▶ PROBLEM: Gather all lines in the data that hold the string "this".

▶ INPUT:
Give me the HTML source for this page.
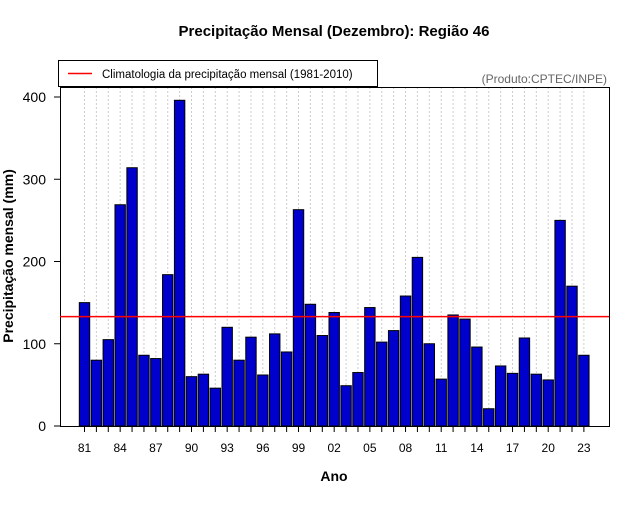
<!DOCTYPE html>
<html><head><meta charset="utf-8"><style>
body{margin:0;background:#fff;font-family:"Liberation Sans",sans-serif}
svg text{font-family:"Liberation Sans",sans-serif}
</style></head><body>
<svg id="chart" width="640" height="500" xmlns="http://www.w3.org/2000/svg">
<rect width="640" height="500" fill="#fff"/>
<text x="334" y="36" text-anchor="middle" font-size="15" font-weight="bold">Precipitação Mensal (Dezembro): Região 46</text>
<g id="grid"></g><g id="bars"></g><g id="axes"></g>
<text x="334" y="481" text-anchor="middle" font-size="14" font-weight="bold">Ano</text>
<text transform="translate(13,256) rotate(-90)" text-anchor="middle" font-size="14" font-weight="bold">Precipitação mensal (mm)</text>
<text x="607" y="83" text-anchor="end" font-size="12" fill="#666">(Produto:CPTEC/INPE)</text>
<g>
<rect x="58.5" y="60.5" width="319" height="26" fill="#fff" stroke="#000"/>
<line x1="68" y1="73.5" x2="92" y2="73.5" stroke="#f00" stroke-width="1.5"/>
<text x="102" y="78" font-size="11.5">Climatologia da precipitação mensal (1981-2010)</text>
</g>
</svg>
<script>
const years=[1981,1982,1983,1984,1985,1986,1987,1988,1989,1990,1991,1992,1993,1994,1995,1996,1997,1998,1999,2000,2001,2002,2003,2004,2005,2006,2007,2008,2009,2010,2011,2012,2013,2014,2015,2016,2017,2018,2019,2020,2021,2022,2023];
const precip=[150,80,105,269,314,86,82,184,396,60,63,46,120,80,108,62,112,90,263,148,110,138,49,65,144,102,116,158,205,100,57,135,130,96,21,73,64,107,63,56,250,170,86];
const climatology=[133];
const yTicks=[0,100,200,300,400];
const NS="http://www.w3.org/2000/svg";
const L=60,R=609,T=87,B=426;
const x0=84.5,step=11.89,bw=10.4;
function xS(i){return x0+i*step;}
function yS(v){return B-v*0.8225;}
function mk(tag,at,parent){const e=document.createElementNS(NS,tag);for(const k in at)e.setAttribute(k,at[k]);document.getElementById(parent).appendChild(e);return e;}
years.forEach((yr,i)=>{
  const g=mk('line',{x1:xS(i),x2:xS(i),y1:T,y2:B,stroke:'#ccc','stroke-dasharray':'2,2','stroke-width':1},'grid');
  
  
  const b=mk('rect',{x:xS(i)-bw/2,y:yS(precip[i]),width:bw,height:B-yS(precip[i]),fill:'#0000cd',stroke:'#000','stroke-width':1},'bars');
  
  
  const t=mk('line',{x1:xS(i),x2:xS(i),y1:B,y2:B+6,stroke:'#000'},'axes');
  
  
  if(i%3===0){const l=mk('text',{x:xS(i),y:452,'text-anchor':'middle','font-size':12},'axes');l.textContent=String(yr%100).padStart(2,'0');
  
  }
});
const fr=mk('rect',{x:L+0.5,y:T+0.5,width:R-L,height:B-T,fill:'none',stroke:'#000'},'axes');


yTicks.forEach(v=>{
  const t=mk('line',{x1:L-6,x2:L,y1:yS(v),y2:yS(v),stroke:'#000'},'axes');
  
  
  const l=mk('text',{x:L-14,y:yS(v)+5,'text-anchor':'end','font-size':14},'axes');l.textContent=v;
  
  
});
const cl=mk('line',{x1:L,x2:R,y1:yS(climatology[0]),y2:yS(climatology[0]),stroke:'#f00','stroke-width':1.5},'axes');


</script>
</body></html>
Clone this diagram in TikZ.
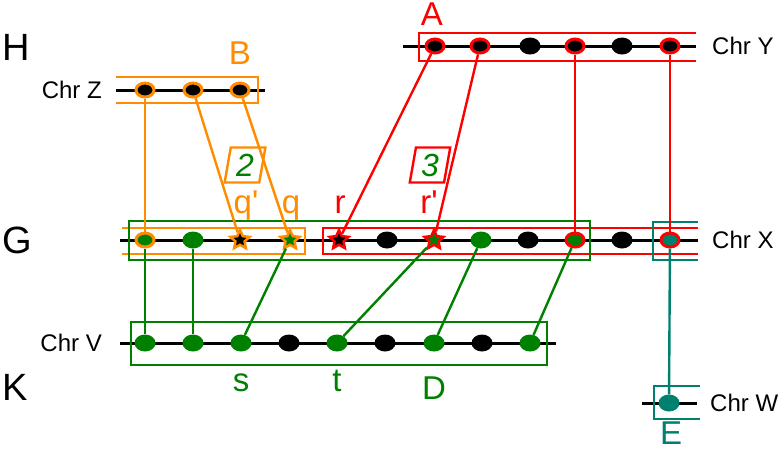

▶ ANSWER TO THE EXERCISE:
Give me the HTML source for this page.
Clone this diagram in TikZ.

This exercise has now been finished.